In The Line Of Fire

1993
4 Stars
Action / Thriller

Clint Eastwood became a gun for hire once again as an actor in the first film in ages he was not a director, a year after his Oscar-winning box-office success with the now-classic revisionist Western UNFORGIVEN, playing ageing but determined US Secret Service Agent Frank Horrigan.

Horrigan is a bit of a burn-out –  having been unable to prevent John F. Kennedy’s assassination in Dallas on Nov 22nd 1963 – and now does basic field work to keep the energy up.

However, he is about to get a seemingly fateful second, if that’s the word, shot at looking after the present-day Commander-In-Chief, when he starts getting crank calls from a man who initially identifies himself as Booth (named so after John Wilkes Booth, who assassinated Abraham Lincoln)

Booth turns out to be Mitch Leary (John Malkovich) a determined lone assassin who taunts Horrigan with his sins of the past by announcing he intends to kill the President soon. Horrigan wants back on the case, despite resistance from those close to ‘The Chief’, but confides in fellow agent Lilly Raines (Rene Russo, LETHAL WEAPON 3/4, RANSOM) who is cautious about his feelings.

Tapped phone calls lead Horrigan and his current partner Al D’Andrea (Dylan McDermott, STEEL MAGNOLIAS) into the zone, but Leary has a determination as well as a sense that he might just do what he planned….

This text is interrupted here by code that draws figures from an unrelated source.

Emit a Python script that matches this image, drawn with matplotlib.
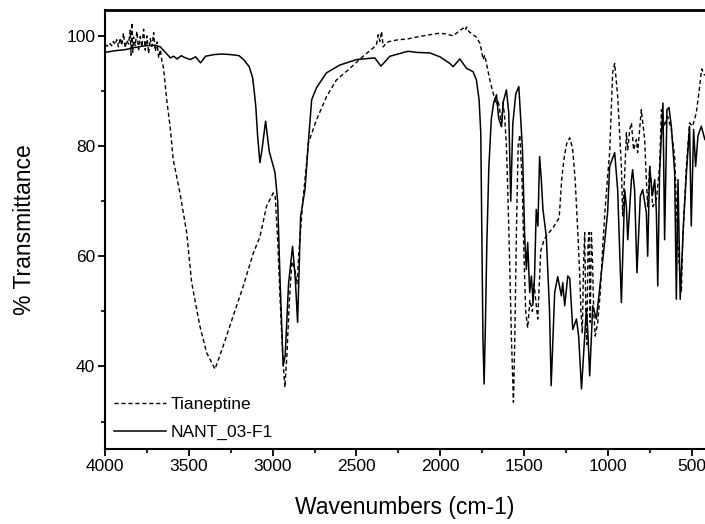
import matplotlib
matplotlib.use("Agg")
import matplotlib.pyplot as plt
from matplotlib.ticker import MultipleLocator

plt.rcParams['font.family'] = ['Liberation Sans', 'DejaVu Sans']

# ---------------- data ----------------
tian_wn = [4000, 3990, 3980, 3970, 3960, 3950, 3940, 3930, 3920, 3910, 3900, 3890, 3880,
           3870, 3860, 3850, 3845, 3840, 3835, 3830, 3820, 3810, 3800, 3790, 3780, 3770,
           3760, 3750, 3740, 3730, 3720, 3710, 3700, 3690, 3680, 3670, 3660,
           3652, 3632, 3612, 3593, 3553, 3513, 3483, 3434, 3394, 3344, 3295, 3235, 3175,
           3116, 3076, 3036, 2996, 2985, 2970, 2955, 2940, 2927, 2915, 2900, 2885, 2870,
           2855, 2840, 2820, 2800, 2787, 2738, 2678, 2619, 2539, 2460, 2400, 2380, 2370,
           2360, 2350, 2340, 2320, 2300, 2250, 2201, 2122, 2060, 2002, 1960, 1923, 1890,
           1863, 1850, 1843, 1830, 1804, 1785, 1764, 1755, 1744, 1735, 1724, 1704, 1684,
           1665, 1655, 1645, 1635, 1625, 1615, 1605, 1595, 1585, 1575, 1563, 1555, 1545,
           1535, 1525, 1512, 1500, 1490, 1478, 1465, 1450, 1440, 1430, 1418, 1400, 1380,
           1360, 1330, 1310, 1290, 1275, 1260, 1245, 1227, 1210, 1195, 1180, 1168, 1160,
           1152, 1145, 1138, 1131, 1125, 1118, 1112, 1105, 1098, 1092, 1084, 1075, 1060,
           1045, 1030, 1015, 1001, 989, 971, 959, 941, 919, 911, 899, 889, 881, 869, 859,
           846, 829, 822, 800, 780, 770, 762, 750, 740, 732, 710, 691, 680, 661, 643, 621,
           601, 583, 571, 561, 553, 531, 512, 494, 472, 452, 440, 422]
tian_t = [98.0, 98.3, 98.1, 98.6, 98.2, 99.0, 98.4, 99.3, 98.0, 99.6, 98.3, 100.5, 97.8,
          99.2, 98.5, 101.0, 96.5, 102.4, 97.0, 99.8, 98.2, 100.8, 97.5, 99.9, 98.0, 101.2,
          97.4, 100.0, 96.8, 99.5, 98.1, 100.6, 97.2, 98.9, 96.0, 97.5, 95.3,
          94.4, 88.4, 83.6, 77.5, 71.5, 64.3, 55.2, 47.3, 42.5, 39.5, 43.7, 49.2, 54.6,
          60.5, 63.5, 69.1, 71.5, 71.0, 63.0, 52.0, 42.0, 36.2, 42.0, 52.0, 59.0, 58.0,
          55.0, 62.0, 70.0, 76.0, 80.5, 84.8, 89.0, 92.0, 94.1, 96.3, 97.8, 98.5, 100.2,
          99.0, 100.8, 98.0, 98.8, 99.0, 99.3, 99.4, 99.9, 100.2, 100.5, 100.3, 100.0, 100.8,
          101.4, 101.0, 101.6, 100.8, 100.2, 99.8, 98.7, 97.5, 95.7, 96.5, 95.0, 92.0, 89.6,
          87.5, 88.4, 86.5, 83.6, 88.0, 85.0, 80.0, 70.0, 58.0, 45.0, 33.5, 45.0, 65.0,
          80.0, 82.0, 74.0, 60.0, 50.0, 47.0, 52.0, 50.0, 55.0, 52.0, 48.6, 61.0, 63.0,
          64.0, 65.0, 66.0, 67.0, 74.0, 78.0, 80.5, 81.5, 79.5, 74.0, 65.0, 57.0, 50.0,
          46.0, 58.0, 64.3, 50.0, 44.0, 62.0, 64.3, 48.0, 64.3, 60.0, 50.0, 45.5, 48.0,
          53.4, 62.0, 69.0, 74.5, 78.8, 93.3, 95.0, 89.0, 76.3, 67.3, 75.1, 82.4, 79.3, 83.0, 84.2,
          79.3, 81.2, 78.8, 86.6, 81.2, 73.9, 69.0, 76.3, 72.7, 69.0, 70.3, 76.3, 86.6, 83.6, 85.4, 83.0,
          78.1, 63.0, 57.0, 53.4, 63.0, 76.3, 84.2, 83.6, 86.0, 90.8, 94.0, 92.8]

nant_wn = [4000, 3940, 3880, 3820, 3760, 3700, 3670, 3640, 3610, 3590, 3570, 3545, 3520,
           3490, 3460, 3430, 3400, 3350, 3300, 3250, 3200, 3170, 3140, 3120, 3110, 3100,
           3090, 3076, 3065, 3042, 3020, 2986, 2970, 2955, 2937, 2925, 2905, 2881, 2865,
           2851, 2833, 2807, 2787, 2767, 2738, 2678, 2599, 2499, 2390, 2354, 2300, 2193,
           2142, 2062, 2002, 1943, 1923, 1883, 1843, 1804, 1784, 1768, 1758, 1752, 1745,
           1738, 1730, 1722, 1710, 1695, 1680, 1664, 1651, 1634, 1624, 1605, 1591, 1579,
           1567, 1549, 1531, 1509, 1496, 1486, 1478, 1466, 1456, 1446, 1437, 1427, 1417,
           1407, 1397, 1387, 1367, 1348, 1338, 1317, 1299, 1277, 1269, 1257, 1239, 1227,
           1209, 1187, 1174, 1157, 1138, 1128, 1120, 1108, 1090, 1068, 1038, 1019, 1001,
           989, 959, 941, 919, 899, 889, 881, 859, 852, 840, 826, 806, 792, 770, 762, 750,
           734, 720, 710, 702, 691, 671, 661, 647, 635, 621, 601, 591, 581, 568, 548, 531,
           512, 502, 488, 476, 462, 442, 421]
nant_t = [97.0, 97.3, 97.5, 97.9, 98.2, 98.3, 98.0, 97.0, 96.0, 96.3, 95.8, 96.4, 96.0,
          95.7, 96.2, 95.1, 96.3, 96.6, 96.7, 96.6, 96.4, 95.6, 94.4, 92.5, 90.0, 87.0,
          82.0, 77.0, 79.0, 84.5, 79.0, 75.2, 70.0, 55.0, 40.1, 42.0, 55.0, 61.8, 56.0,
          48.0, 67.2, 72.1, 80.6, 88.4, 90.6, 93.3, 94.7, 95.7, 96.0, 94.5, 96.3, 97.2,
          97.0, 96.9, 96.2, 95.0, 94.4, 95.8, 94.1, 93.5, 92.0, 88.4, 82.4, 65.0, 45.0,
          36.8, 48.0, 62.0, 76.0, 85.0, 88.0, 89.3, 85.0, 83.5, 88.0, 90.2, 86.0, 70.0,
          84.0, 89.5, 90.8, 79.3, 63.6, 57.6, 62.5, 53.4, 56.4, 51.6, 56.4, 68.5, 65.5,
          78.1, 74.0, 68.5, 63.6, 50.4, 36.5, 53.4, 56.3, 52.8, 55.2, 51.0, 56.4, 56.0,
          46.7, 48.6, 45.5, 35.9, 45.5, 50.4, 46.7, 38.3, 51.0, 48.6, 57.0, 62.5, 68.0,
          76.3, 78.8, 72.0, 51.6, 72.0, 69.0, 63.0, 73.9, 75.7, 72.0, 57.0, 70.9, 72.1, 67.9, 60.0, 76.3,
          71.0, 73.9, 67.9, 54.6, 75.1, 87.8, 63.0, 86.6, 87.0, 83.6, 75.1, 52.2, 73.9, 52.2, 66.1, 75.1,
          83.6, 65.5, 83.0, 76.3, 81.8, 83.6, 81.2]

series_labels = ["Tianeptine", "NANT_03-F1"]
x_ticks = [4000, 3500, 3000, 2500, 2000, 1500, 1000, 500]
y_ticks = [40, 60, 80, 100]

# ---------------- figure ----------------
fig = plt.figure(figsize=(7.05, 5.24), dpi=100)
ax = fig.add_axes([0.149, 0.143, 0.851, 0.838])

ax.plot(tian_wn, tian_t, color='black', lw=1.0, linestyle=(0, (3, 2)), label=series_labels[0])
ax.plot(nant_wn, nant_t, color='black', lw=1.1, linestyle='-', label=series_labels[1])

ax.set_xlim(4000, 420)
ax.set_ylim(25, 104.7)
ax.set_xticks(x_ticks)
ax.set_yticks(y_ticks)
ax.xaxis.set_minor_locator(MultipleLocator(250))
ax.yaxis.set_minor_locator(MultipleLocator(10))

ax.tick_params(axis='both', which='major', direction='out', length=5, width=1.3,
               labelsize=12.5, pad=2)
ax.tick_params(axis='both', which='minor', direction='out', length=3, width=1.2)

for side in ['left', 'bottom']:
    ax.spines[side].set_linewidth(1.5)
ax.spines['top'].set_linewidth(2.0)
ax.spines['right'].set_visible(False)

ax.set_xlabel("Wavenumbers (cm-1)", fontsize=16.5, labelpad=16)
ax.set_ylabel("% Transmittance", fontsize=16.5, labelpad=22)

leg = ax.legend(loc='lower left', bbox_to_anchor=(0.0, 0.0), frameon=False,
                fontsize=12.5, handlelength=3.0, handletextpad=0.3,
                labelspacing=0.75, borderpad=0.4, borderaxespad=0.1)

fig.savefig("out.png", dpi=100)
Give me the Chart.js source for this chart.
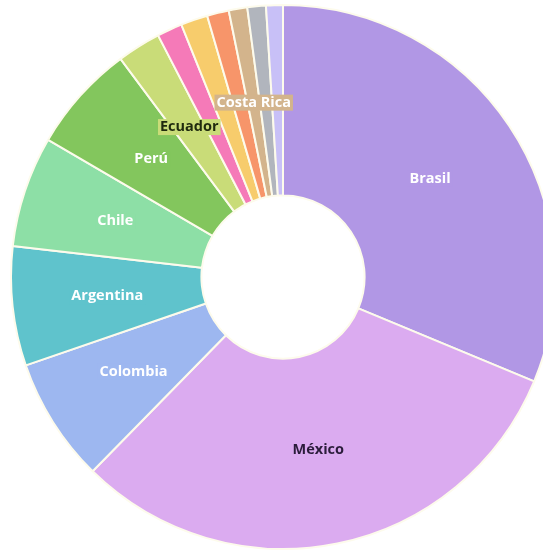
<!DOCTYPE html>
<html>
<head>
<meta charset="utf-8">
<script src="https://cdn.jsdelivr.net/npm/chart.js@4"></script>
<style>
  html, body { margin: 0; padding: 0; background: #fff; overflow: hidden; width: 543px; height: 550px; }
  .wrap { position: absolute; left: 10px; top: 4px; width: 546px; height: 546px; }
</style>
</head>
<body>
<div class="wrap"><canvas id="myChart"></canvas></div>
<script>
// Data (share of total, %)
const countries = ['Brasil', 'México', 'Colombia', 'Argentina', 'Chile', 'Perú', 'Ecuador',
                   'Guatemala', 'Bolivia', 'Panamá', 'Costa Rica', 'Uruguay', 'Paraguay'];
const shares = [31.3, 31.1, 7.4, 7.1, 6.6, 6.4, 2.6, 1.5, 1.6, 1.3, 1.1, 1.1, 1.0];
const sliceColors = ['#b197e5', '#dbabf0', '#9db7f0', '#5fc3cc', '#8ddfa6', '#83c65d', '#c9dc78',
                     '#f57ab8', '#f7cc6c', '#f7956a', '#d3b48c', '#b1b5bd', '#c8c0f7'];
const shownLabels = ['Brasil', 'México', 'Colombia', 'Argentina', 'Chile', 'Perú', 'Ecuador', 'Costa Rica'];
const darkLabels = { 'México': '#2b1c3b', 'Ecuador': '#1f2a0e' };

// draws the slice names in the middle of each arc (no datalabels plugin available offline)
const sliceLabels = {
    id: 'sliceLabels',
    afterDatasetsDraw(chart) {
        let ctx = chart.ctx;
        let meta = chart.getDatasetMeta(0);
        ctx.save();
        ctx.font = '700 14.5px "Open Sans"';
        ctx.textAlign = 'center';
        ctx.textBaseline = 'middle';
        meta.data.forEach((arc, i) => {
            let name = countries[i];
            if (!shownLabels.includes(name)) return;
            let p = arc.tooltipPosition();
            let w = ctx.measureText(name).width;
            ctx.fillStyle = sliceColors[i];
            ctx.fillRect(p.x - w / 2 - 2, p.y - 8, w + 4, 16);
            ctx.fillStyle = darkLabels[name] || '#ffffff';
            ctx.fillText(name, p.x, p.y);
        });
        ctx.restore();
    }
};

let ctx = document.getElementById('myChart').getContext('2d');
let chart = new Chart(ctx, {
    type: 'doughnut',
    data: {
        labels: countries,
        datasets: [{
            data: shares,
            backgroundColor: sliceColors,
            borderColor: '#fdfbec',
            borderWidth: 2
        }]
    },
    options: {
        responsive: true,
        maintainAspectRatio: false,
        animation: false,
        cutout: '30%',
        layout: { padding: 0 },
        plugins: {
            legend: { display: false },
            tooltip: { enabled: false }
        }
    },
    plugins: [sliceLabels]
});
</script>
</body>
</html>
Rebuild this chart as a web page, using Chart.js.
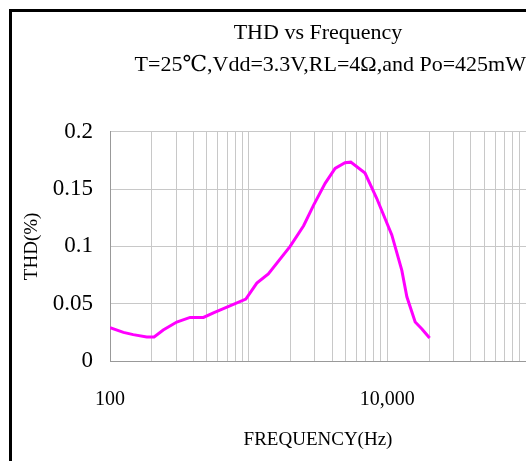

Wolfgang Petersen (DAS BOOT) directs with depth and urgency from a fine script by Jeff Maguire, who wrote the screenplay for the 1981 football cult classic ESCAPE TO VICTORY with Michael Caine and Sylvester Stallone and as with DIE HARD, the hero and villain are alike and from both sides of the same coin. Legendary composer Ennio Morricone (THE GOOD, THE BAD AND THE UGLY, THE MISSION, THE UNTOUCHABLES) topped off the film with a great score.